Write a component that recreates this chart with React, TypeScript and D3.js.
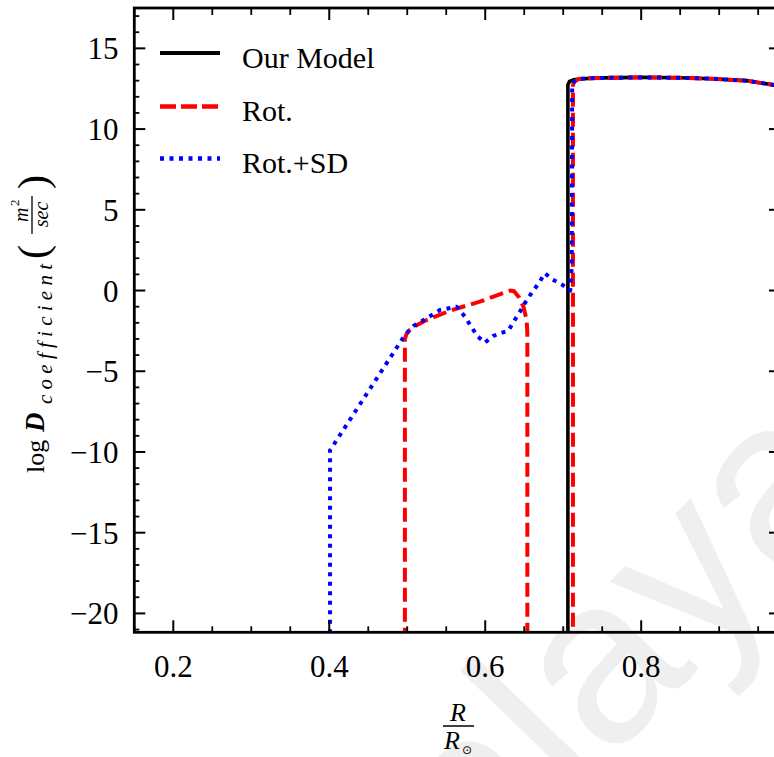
import React from 'react';
import * as d3 from 'd3';

// ---------- data ----------
const xDomain = [0.15, 0.978];
const yDomain = [-21.17, 17.5];
const xMajorTicks = [0.2, 0.4, 0.6, 0.8];
const xTickLabels = ['0.2', '0.4', '0.6', '0.8'];
const yMajorTicks = [-20, -15, -10, -5, 0, 5, 10, 15];
const yTickLabels = ['\u221220', '\u221215', '\u221210', '\u22125', '0', '5', '10', '15'];

const legendLabels = ['Our Model', 'Rot.', 'Rot.+SD'];

// Our Model (black solid)
const ourModelR = [0.15, 0.706, 0.706, 0.708, 0.713, 0.725, 0.75, 0.8, 0.85, 0.89, 0.935, 0.97, 0.99];
const ourModelLogD = [-23, -23, 12.75, 12.95, 13.05, 13.12, 13.17, 13.2, 13.18, 13.12, 13.0, 12.73, 12.5];

// Rot. (red dashed)
const rotR = [0.497, 0.497, 0.499, 0.503, 0.51, 0.525, 0.555, 0.575, 0.593, 0.615, 0.632, 0.637, 0.643, 0.649, 0.653, 0.654, 0.654,
  0.7125, 0.7125, 0.714, 0.72, 0.73, 0.75, 0.8, 0.85, 0.89, 0.935, 0.97, 0.99];
const rotLogD = [-23, -3.0, -2.7, -2.45, -2.2, -1.83, -1.25, -0.95, -0.69, -0.3, 0.0, -0.05, -0.4, -1.0, -1.8, -2.6, -23,
  -23, 12.7, 12.95, 13.1, 13.15, 13.17, 13.2, 13.18, 13.12, 13.0, 12.73, 12.5];

// Rot.+SD (blue dotted)
const rotSdR = [0.401, 0.401, 0.497, 0.508, 0.521, 0.542, 0.5635, 0.574, 0.5826, 0.59, 0.5996, 0.61, 0.619, 0.6295, 0.637,
  0.6445, 0.652, 0.66, 0.669, 0.6765, 0.686, 0.698, 0.705, 0.709, 0.711, 0.7115, 0.714, 0.72, 0.73, 0.75, 0.8, 0.85, 0.89, 0.935, 0.97, 0.99];
const rotSdLogD = [-23, -9.9, -2.76, -2.2, -1.83, -1.21, -1.0, -1.62, -2.28, -2.82, -3.23, -2.82, -2.65, -2.49, -1.89,
  -1.31, -0.69, -0.11, 0.48, 1.07, 0.69, 0.38, 0.15, 0.0, 1.5, 12.6, 12.95, 13.1, 13.15, 13.17, 13.2, 13.18, 13.12, 13.0, 12.73, 12.5];

// ---------- layout ----------
const W = 774;
const H = 757;
const left = 134.3;
const right = 780;
const top = 8;
const bottom = 632.3;
const serif = 'Liberation Serif, Times New Roman, DejaVu Serif, serif';
const sf = { fontFamily: serif };

export default function App() {
  const x = d3.scaleLinear().domain(xDomain).range([left, right]);
  const y = d3.scaleLinear().domain(yDomain).range([bottom, top]);
  const line = d3.line<[number, number]>().x((d) => x(d[0])).y((d) => y(d[1]));

  const xMinor = d3.range(0.15, 0.976, 0.05).map((v) => Math.round(v * 100) / 100)
    .filter((v) => !xMajorTicks.some((m) => Math.abs(m - v) < 1e-6));
  const yMinor = d3.range(-21, 18, 1).filter((v) => !yMajorTicks.includes(v));

  const black = d3.zip(ourModelR, ourModelLogD) as [number, number][];
  const red = d3.zip(rotR, rotLogD) as [number, number][];
  const blue = d3.zip(rotSdR, rotSdLogD) as [number, number][];

  const legendY = [53, 106.5, 158.5];
  const legendStyles = [
    { stroke: '#000', dash: undefined, w: 4 },
    { stroke: '#ff0000', dash: '16 5', w: 4.5 },
    { stroke: '#0000ff', dash: '4 5.5', w: 4.5 },
  ];

  return (
    <div style={{ position: 'fixed', left: 0, top: 0, width: W, height: H, overflow: 'hidden', background: '#fff' }}>
      <svg width={W} height={H} style={{ display: 'block' }}>
        <defs>
          <clipPath id="plotclip">
            <rect x={left} y={top} width={right - left} height={bottom - top} />
          </clipPath>
        </defs>
        <rect x={0} y={0} width={W} height={H} fill="#fff" />

        {/* watermark */}
        <text
          transform="translate(345,1035) rotate(-46)"
          style={{ fontFamily: 'Liberation Sans, Arial, sans-serif' }}
          fontSize={235}
          fill="#efefef"
        >
          Malaya
        </text>

        {/* curves */}
        <g clipPath="url(#plotclip)" fill="none" strokeLinejoin="round">
          <path d={line(black) || ''} stroke="#000" strokeWidth={3.6} />
          <path d={line(red) || ''} stroke="#ff0000" strokeWidth={4} strokeDasharray="14 6" />
          <path d={line(blue) || ''} stroke="#0000ff" strokeWidth={4} strokeDasharray="4 5.5" />
        </g>

        {/* frame */}
        <rect x={left} y={top} width={right - left} height={bottom - top} fill="none" stroke="#000" strokeWidth={2.8} />

        {/* x ticks bottom and top */}
        {xMajorTicks.map((v) => (
          <g key={'xM' + v}>
            <line x1={x(v)} x2={x(v)} y1={bottom} y2={bottom - 12} stroke="#000" strokeWidth={2} />
            <line x1={x(v)} x2={x(v)} y1={top} y2={top + 12} stroke="#000" strokeWidth={2} />
          </g>
        ))}
        {xMinor.map((v) => (
          <g key={'xm' + v}>
            <line x1={x(v)} x2={x(v)} y1={bottom} y2={bottom - 6} stroke="#000" strokeWidth={1.8} />
            <line x1={x(v)} x2={x(v)} y1={top} y2={top + 7} stroke="#000" strokeWidth={1.8} />
          </g>
        ))}
        {/* y ticks left and right */}
        {yMajorTicks.map((v) => (
          <g key={'yM' + v}>
            <line x1={left} x2={left + 11} y1={y(v)} y2={y(v)} stroke="#000" strokeWidth={2} />
            <line x1={right} x2={right - 11} y1={y(v)} y2={y(v)} stroke="#000" strokeWidth={2} />
          </g>
        ))}
        {yMinor.map((v) => (
          <g key={'ym' + v}>
            <line x1={left} x2={left + 5} y1={y(v)} y2={y(v)} stroke="#000" strokeWidth={1.8} />
            <line x1={right} x2={right - 5} y1={y(v)} y2={y(v)} stroke="#000" strokeWidth={1.8} />
          </g>
        ))}

        {/* tick labels */}
        {xMajorTicks.map((v, i) => (
          <text key={'xl' + v} x={x(v)} y={677} textAnchor="middle" style={sf} fontSize={31} fill="#000">
            {xTickLabels[i]}
          </text>
        ))}
        {yMajorTicks.map((v, i) => (
          <text key={'yl' + v} x={118.5} y={y(v) + 11} textAnchor="end" style={sf} fontSize={31} fill="#000">
            {yTickLabels[i]}
          </text>
        ))}

        {/* legend */}
        {legendLabels.map((lab, i) => (
          <g key={lab}>
            <line x1={160} x2={220} y1={legendY[i]} y2={legendY[i]} stroke={legendStyles[i].stroke}
              strokeWidth={legendStyles[i].w} strokeDasharray={legendStyles[i].dash} />
            <text x={242} y={legendY[i] + 14.5} style={sf} fontSize={30} fill="#000">{lab}</text>
          </g>
        ))}

        {/* x axis title: R / R_sun */}
        <g fill="#000">
          <text x={458} y={721} textAnchor="middle" style={sf} fontSize={26} fontStyle="italic">R</text>
          <line x1={443} x2={474} y1={726} y2={726} stroke="#000" strokeWidth={1.5} />
          <text x={444} y={749} style={sf} fontSize={26} fontStyle="italic">R</text>
          <text x={462} y={754} fontSize={12} style={{ fontFamily: 'DejaVu Sans, sans-serif' }}>{'\u2299'}</text>
        </g>

        {/* y axis title */}
        <g transform="translate(44,0) rotate(-90)" fill="#000">
          <text x={-473} y={0} style={sf} fontSize={26}>log</text>
          <text x={-432} y={0} style={sf} fontSize={27} fontStyle="italic" fontWeight="bold">D</text>
          <text x={-404} y={8} style={sf} fontSize={21} fontStyle="italic" textLength={140} lengthAdjust="spacing">coefficient</text>
          <text x={-259} y={3} style={sf} fontSize={42}>(</text>
          <text x={-222} y={-16} style={sf} fontSize={20} fontStyle="italic">m</text>
          <text x={-206} y={-25} style={sf} fontSize={13}>2</text>
          <line x1={-234} x2={-196} y1={-12} y2={-12} stroke="#000" strokeWidth={1.3} />
          <text x={-214.5} y={4} style={sf} fontSize={20} fontStyle="italic" textAnchor="middle">sec</text>
          <text x={-189} y={3} style={sf} fontSize={42}>)</text>
        </g>
      </svg>
    </div>
  );
}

::::

Begin at the first line of the material and copy each line exactly through the one containing "const legendLabels = ['Our". Omit pictures.

(The response)
Write a component that recreates this chart with React, TypeScript and D3.js.
import React from 'react';
import * as d3 from 'd3';

// ---------- data ----------
const xDomain = [0.15, 0.978];
const yDomain = [-21.17, 17.5];
const xMajorTicks = [0.2, 0.4, 0.6, 0.8];
const xTickLabels = ['0.2', '0.4', '0.6', '0.8'];
const yMajorTicks = [-20, -15, -10, -5, 0, 5, 10, 15];
const yTickLabels = ['\u221220', '\u221215', '\u221210', '\u22125', '0', '5', '10', '15'];

const legendLabels = ['Our Model', 'Rot.', 'Rot.+SD'];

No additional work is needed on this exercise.